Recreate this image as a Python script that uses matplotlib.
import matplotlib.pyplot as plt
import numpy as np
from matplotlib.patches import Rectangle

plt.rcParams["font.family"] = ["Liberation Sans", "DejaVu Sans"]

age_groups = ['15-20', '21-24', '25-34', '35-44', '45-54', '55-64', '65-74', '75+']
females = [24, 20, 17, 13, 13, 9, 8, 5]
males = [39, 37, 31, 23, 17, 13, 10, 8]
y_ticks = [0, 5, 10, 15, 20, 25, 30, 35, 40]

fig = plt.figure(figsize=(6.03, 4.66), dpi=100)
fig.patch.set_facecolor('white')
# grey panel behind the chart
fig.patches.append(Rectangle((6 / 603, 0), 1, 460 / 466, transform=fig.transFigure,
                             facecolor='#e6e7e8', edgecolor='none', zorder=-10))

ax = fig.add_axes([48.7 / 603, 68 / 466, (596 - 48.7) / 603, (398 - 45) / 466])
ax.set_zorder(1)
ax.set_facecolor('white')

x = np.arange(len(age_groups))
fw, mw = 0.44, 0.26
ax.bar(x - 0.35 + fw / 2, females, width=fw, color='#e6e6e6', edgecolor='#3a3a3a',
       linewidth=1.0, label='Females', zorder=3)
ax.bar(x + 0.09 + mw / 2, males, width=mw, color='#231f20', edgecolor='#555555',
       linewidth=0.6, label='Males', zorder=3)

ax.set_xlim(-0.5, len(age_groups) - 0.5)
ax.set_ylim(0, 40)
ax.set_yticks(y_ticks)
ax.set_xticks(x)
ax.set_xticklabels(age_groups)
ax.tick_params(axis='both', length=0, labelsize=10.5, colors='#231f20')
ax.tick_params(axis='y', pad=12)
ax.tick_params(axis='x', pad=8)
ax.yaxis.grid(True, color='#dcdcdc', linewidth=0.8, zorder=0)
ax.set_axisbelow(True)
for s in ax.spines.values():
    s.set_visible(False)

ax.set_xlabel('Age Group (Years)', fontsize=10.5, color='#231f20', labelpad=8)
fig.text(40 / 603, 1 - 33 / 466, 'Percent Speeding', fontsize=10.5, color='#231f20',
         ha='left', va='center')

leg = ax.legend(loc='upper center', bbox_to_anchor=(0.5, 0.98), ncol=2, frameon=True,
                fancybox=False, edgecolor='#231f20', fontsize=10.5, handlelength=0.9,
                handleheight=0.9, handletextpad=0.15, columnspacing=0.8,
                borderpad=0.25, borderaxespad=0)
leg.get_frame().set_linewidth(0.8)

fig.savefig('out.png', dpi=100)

_ _ _

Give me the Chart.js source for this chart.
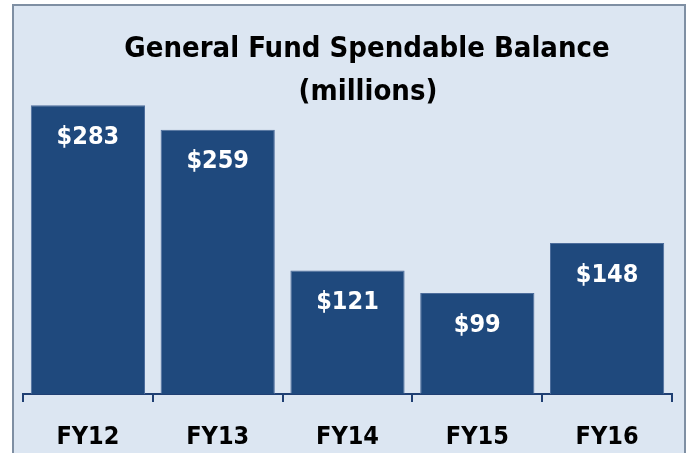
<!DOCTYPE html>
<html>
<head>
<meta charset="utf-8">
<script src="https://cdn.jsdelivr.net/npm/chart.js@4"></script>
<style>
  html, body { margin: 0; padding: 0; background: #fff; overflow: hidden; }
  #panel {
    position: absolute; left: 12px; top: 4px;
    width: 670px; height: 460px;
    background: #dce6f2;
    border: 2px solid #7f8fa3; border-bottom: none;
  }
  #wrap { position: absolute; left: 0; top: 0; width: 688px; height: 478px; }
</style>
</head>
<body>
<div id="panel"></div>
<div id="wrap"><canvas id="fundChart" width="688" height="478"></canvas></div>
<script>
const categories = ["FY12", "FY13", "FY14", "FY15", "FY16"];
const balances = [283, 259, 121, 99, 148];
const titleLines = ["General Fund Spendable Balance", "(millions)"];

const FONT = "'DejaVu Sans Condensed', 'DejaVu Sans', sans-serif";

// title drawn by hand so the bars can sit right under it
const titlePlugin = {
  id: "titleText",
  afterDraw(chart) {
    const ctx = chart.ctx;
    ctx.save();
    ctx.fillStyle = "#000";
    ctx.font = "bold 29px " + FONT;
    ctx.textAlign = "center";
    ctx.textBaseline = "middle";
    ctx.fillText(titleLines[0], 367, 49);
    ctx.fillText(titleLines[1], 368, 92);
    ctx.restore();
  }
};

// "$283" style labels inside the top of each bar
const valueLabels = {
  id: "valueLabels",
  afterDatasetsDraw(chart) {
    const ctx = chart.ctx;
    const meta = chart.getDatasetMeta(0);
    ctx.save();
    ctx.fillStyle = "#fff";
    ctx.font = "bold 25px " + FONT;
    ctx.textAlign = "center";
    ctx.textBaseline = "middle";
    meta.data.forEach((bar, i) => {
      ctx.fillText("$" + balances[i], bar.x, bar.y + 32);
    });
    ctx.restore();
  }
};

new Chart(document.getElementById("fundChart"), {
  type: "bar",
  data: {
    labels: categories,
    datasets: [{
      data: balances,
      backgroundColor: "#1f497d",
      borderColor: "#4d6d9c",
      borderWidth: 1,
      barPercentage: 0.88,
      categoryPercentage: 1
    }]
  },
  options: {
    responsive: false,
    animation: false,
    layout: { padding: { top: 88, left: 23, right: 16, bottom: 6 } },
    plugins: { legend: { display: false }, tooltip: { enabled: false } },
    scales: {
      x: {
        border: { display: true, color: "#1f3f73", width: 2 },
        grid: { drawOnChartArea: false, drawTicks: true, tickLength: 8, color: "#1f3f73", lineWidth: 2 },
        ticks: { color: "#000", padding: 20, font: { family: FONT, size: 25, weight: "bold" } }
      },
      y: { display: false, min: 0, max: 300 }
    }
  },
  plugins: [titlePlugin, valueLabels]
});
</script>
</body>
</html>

_ _ _

Quote word for word the lines from the line holding "Recreate this image" through the line holding "facecolor='#e6e7e8', edgecolor='none', zorder=-10))"; include both of those lines and add nothing.

Recreate this image as a Python script that uses matplotlib.
import matplotlib.pyplot as plt
import numpy as np
from matplotlib.patches import Rectangle

plt.rcParams["font.family"] = ["Liberation Sans", "DejaVu Sans"]

age_groups = ['15-20', '21-24', '25-34', '35-44', '45-54', '55-64', '65-74', '75+']
females = [24, 20, 17, 13, 13, 9, 8, 5]
males = [39, 37, 31, 23, 17, 13, 10, 8]
y_ticks = [0, 5, 10, 15, 20, 25, 30, 35, 40]

fig = plt.figure(figsize=(6.03, 4.66), dpi=100)
fig.patch.set_facecolor('white')
# grey panel behind the chart
fig.patches.append(Rectangle((6 / 603, 0), 1, 460 / 466, transform=fig.transFigure,
                             facecolor='#e6e7e8', edgecolor='none', zorder=-10))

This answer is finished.